[Source code of charts]
______
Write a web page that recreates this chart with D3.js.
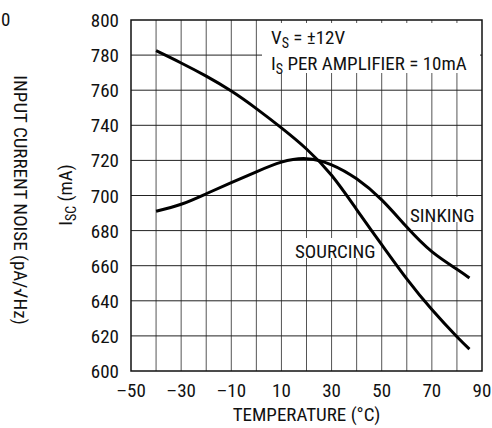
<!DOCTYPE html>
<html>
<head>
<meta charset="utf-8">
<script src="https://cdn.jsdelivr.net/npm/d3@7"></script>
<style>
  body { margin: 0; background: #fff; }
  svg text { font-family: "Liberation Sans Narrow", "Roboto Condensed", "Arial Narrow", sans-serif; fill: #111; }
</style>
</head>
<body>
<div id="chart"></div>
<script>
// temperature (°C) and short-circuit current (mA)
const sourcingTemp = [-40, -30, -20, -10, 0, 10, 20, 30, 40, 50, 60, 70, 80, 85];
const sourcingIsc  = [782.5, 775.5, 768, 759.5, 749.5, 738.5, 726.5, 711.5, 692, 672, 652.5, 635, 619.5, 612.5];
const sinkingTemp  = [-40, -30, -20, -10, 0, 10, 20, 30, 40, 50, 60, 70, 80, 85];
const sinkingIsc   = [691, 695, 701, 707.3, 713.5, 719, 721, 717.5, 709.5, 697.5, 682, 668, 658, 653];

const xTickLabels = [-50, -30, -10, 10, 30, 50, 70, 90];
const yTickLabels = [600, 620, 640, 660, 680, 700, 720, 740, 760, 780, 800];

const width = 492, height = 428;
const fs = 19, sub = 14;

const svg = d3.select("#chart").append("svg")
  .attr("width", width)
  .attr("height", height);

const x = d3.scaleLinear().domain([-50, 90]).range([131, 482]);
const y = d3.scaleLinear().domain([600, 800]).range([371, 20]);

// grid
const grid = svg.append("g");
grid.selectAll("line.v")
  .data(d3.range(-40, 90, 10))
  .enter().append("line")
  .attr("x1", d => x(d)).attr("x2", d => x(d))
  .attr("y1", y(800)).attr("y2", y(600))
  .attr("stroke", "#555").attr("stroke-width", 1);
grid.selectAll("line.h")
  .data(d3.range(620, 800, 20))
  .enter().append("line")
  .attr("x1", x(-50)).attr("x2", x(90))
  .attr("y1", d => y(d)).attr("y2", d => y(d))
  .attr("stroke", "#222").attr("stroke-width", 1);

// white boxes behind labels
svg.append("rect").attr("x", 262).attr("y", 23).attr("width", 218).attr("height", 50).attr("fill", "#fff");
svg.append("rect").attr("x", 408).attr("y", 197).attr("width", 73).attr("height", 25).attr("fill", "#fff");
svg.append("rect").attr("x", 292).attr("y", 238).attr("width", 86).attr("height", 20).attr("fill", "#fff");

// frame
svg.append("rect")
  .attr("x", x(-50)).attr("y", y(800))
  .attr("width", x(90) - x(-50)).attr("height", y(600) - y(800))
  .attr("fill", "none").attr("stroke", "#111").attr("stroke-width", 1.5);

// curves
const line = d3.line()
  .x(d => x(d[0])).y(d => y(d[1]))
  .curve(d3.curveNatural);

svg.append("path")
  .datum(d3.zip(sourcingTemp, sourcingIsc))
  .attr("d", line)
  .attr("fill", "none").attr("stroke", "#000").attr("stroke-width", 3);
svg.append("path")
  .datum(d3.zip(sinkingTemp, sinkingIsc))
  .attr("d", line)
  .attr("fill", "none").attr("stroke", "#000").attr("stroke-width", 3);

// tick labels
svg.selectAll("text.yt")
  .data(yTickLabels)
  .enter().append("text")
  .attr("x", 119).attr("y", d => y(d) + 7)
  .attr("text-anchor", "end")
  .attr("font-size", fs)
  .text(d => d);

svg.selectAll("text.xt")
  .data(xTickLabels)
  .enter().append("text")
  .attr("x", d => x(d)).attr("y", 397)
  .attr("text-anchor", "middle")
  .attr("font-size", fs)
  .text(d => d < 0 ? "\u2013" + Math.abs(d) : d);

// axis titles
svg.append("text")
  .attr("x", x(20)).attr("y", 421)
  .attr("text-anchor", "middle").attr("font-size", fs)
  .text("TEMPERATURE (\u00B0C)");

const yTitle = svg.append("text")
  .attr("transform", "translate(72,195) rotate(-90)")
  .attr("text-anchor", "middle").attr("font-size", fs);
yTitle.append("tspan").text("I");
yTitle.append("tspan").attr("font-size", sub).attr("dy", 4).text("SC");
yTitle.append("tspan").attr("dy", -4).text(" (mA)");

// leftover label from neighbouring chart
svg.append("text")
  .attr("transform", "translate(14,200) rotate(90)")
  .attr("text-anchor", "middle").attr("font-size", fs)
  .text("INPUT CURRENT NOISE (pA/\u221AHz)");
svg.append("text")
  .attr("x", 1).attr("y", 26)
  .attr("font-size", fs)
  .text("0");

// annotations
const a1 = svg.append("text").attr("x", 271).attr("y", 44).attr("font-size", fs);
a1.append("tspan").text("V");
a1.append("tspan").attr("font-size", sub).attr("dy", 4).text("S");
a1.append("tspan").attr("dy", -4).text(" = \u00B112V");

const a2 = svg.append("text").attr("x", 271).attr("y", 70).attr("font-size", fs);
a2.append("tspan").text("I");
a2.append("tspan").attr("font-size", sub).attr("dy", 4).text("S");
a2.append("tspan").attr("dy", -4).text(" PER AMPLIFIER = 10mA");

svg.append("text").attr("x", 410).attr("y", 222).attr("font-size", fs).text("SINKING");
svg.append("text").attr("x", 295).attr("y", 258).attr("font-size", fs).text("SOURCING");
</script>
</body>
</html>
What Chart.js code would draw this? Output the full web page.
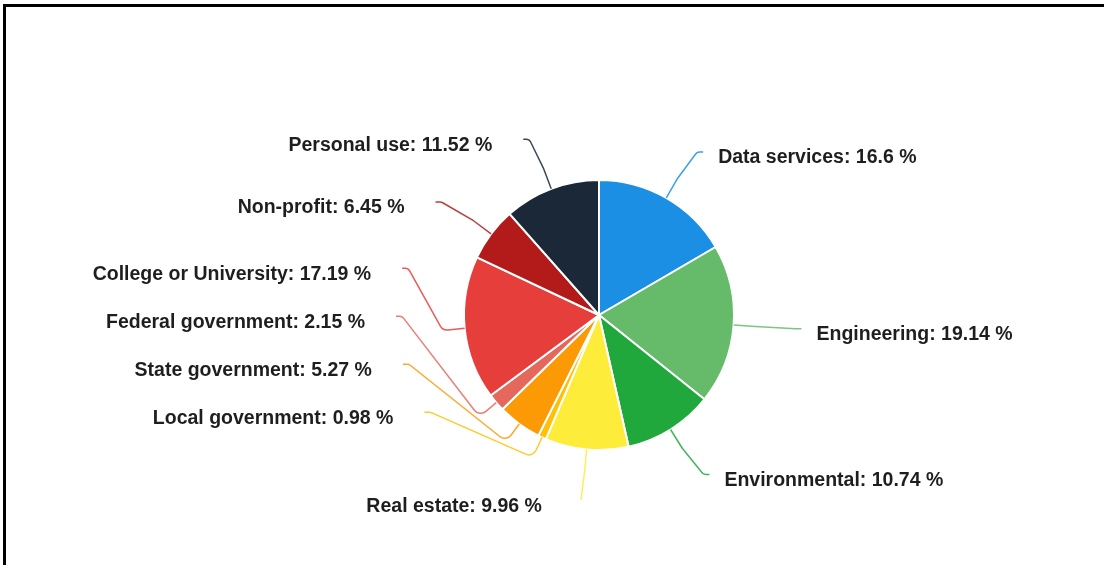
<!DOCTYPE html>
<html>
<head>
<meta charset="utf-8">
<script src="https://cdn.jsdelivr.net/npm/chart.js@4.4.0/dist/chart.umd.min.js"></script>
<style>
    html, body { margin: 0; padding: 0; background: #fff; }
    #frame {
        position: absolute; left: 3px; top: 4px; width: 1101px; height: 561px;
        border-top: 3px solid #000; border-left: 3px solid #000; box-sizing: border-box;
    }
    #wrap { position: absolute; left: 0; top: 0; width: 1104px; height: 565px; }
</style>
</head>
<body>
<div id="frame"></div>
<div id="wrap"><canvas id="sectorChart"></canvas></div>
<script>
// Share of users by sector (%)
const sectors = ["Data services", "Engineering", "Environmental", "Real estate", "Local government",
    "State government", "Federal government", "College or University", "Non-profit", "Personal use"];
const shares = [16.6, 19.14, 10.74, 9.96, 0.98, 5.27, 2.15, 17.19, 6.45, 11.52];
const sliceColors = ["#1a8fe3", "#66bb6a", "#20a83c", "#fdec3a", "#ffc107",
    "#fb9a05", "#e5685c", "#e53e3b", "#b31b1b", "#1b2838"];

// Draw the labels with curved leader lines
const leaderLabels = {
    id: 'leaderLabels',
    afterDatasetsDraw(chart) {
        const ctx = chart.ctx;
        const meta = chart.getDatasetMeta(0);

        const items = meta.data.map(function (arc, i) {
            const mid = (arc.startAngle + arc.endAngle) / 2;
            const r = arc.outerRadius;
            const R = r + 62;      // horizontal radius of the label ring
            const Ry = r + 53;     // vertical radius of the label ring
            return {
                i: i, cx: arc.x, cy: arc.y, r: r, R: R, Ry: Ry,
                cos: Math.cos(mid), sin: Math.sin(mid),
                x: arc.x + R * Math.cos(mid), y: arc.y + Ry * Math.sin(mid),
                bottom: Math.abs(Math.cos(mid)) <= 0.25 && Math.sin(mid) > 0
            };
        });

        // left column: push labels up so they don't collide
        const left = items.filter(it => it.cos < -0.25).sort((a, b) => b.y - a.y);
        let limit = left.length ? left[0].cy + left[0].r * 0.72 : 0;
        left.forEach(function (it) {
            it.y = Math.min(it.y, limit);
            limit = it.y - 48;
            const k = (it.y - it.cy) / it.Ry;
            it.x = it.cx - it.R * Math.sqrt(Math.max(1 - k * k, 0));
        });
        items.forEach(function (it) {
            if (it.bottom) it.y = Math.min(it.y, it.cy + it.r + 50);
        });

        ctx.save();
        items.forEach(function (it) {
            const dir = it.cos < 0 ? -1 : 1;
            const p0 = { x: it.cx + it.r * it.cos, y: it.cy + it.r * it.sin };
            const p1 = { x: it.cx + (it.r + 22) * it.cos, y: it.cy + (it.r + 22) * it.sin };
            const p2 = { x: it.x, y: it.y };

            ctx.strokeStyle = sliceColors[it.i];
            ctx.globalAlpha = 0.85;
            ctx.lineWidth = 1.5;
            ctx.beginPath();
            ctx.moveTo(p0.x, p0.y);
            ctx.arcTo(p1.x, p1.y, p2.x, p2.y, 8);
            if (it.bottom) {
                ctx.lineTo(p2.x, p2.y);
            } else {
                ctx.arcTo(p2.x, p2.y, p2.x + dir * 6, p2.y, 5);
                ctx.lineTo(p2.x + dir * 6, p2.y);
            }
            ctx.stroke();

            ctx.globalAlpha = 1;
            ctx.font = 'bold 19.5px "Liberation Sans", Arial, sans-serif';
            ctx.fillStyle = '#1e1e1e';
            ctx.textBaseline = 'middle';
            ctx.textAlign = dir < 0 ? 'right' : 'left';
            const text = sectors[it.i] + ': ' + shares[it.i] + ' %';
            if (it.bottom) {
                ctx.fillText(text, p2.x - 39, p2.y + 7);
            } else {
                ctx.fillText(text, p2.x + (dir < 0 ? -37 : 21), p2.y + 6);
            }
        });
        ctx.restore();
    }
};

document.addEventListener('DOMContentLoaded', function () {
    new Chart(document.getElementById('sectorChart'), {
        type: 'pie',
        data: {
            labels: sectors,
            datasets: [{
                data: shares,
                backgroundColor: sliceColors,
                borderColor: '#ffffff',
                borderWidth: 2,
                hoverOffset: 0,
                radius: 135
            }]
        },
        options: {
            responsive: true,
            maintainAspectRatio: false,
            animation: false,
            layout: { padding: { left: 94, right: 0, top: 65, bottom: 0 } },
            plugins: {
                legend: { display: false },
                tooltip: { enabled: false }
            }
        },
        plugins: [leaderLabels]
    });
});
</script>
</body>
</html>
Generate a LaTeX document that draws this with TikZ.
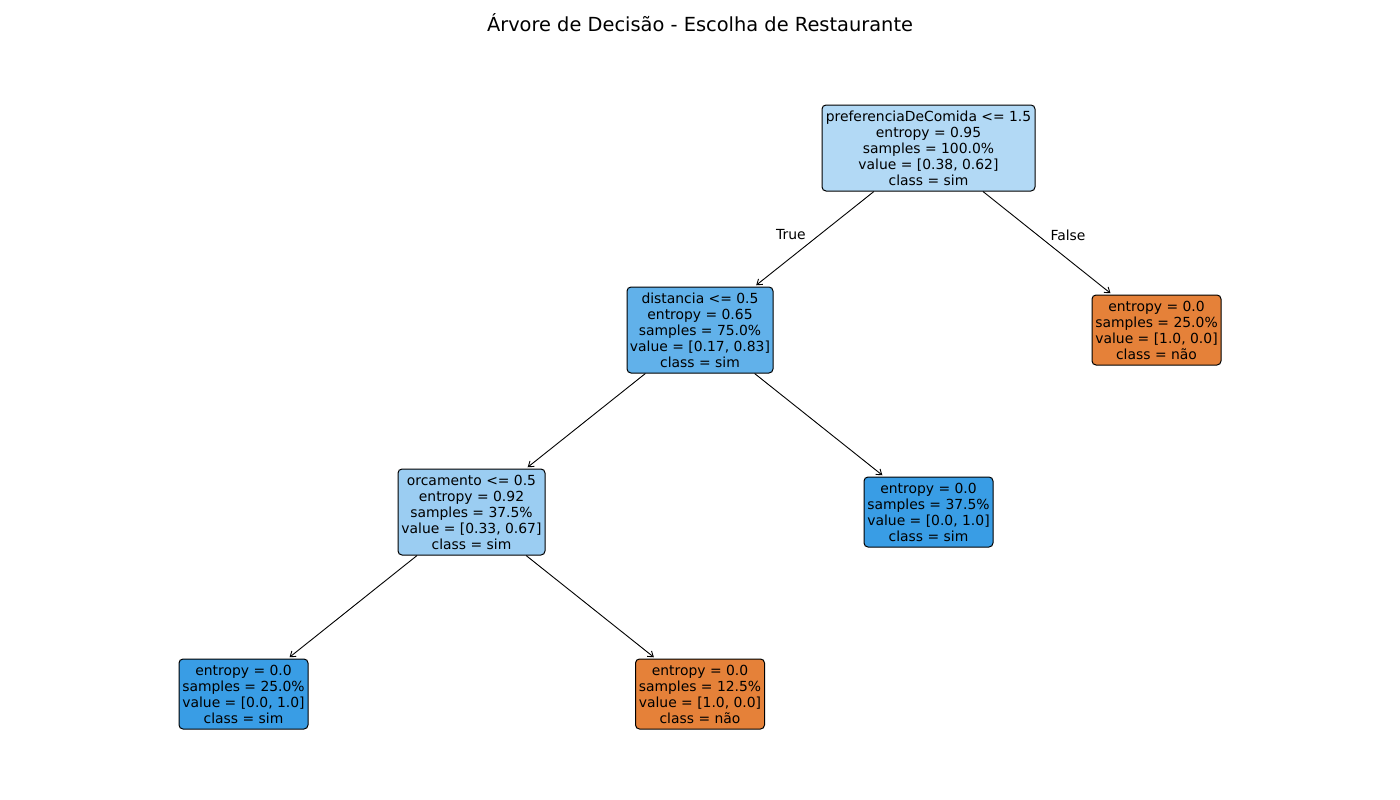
______
• _Task to complete_: Across the material above, how many lines include the string "page"? Only the number is wanted.

• _Correct response_: 2